Picasa, Google's free photo software, is a full-service image manager (for Windows and Linux only, but there is a Mac uploader for Picasa Web Albums) that makes finding and sharing photos painless. Picasa optimises photos for export via e-mail, uploading to a Picasa Web album, posting to Blogger, and rolling a geotagged image into Google Earth.
Webshots Desktop similarly organises with an intent to upload, but situates itself as a desktop manager that allows shutterbugs to drag and drop photos to their online Webshots account.
Flickr is Yahoo's photo sharing service. With the standard free account, users can upload 100MB of photos per month via the web interface, email or mobile phone. You can organise photos into sets, tag images and let friends and family see your shots by sharing the URL to your Flickr account. Pro users (for US$24.95 per year) have unlimited uploads and additional photo editing tools.
Step 3: Printing and storing photos
While it's great to be able to share photos instantly with friends and family using the above tools, sometimes it's nice to have a physical reminder of your holiday memories. There are a number of ways to do this — either by purchasing a dedicated photo printer or multifunction printer with photo capabilities, take a memory card full of images to your local photo store or photo kiosk, or use an online printing service like Snapfish.

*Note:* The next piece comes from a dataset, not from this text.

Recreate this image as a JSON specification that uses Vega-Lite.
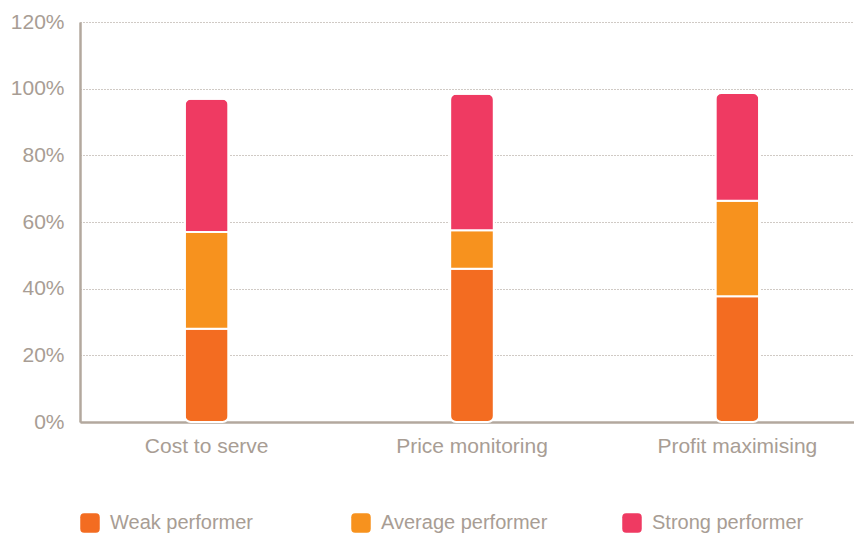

Dedicated photo printers have the advantage of being more compact than their multifunction counterparts and are often easier to use because they don't have to be connected to a computer. Multifunction printers by their nature perform several tasks and most have the ability to produce photo prints as well, though they are generally more cumbersome and often don't produce as good pictures as a dedicated photo printer of the same price.
Online photo printing services allow you to upload a number of images and select print sizes, paper finishes and options like collating your prints in a photo book, all delivered to your door. Some services like Fujicolor even allow you to pick up your prints at participating photo stores.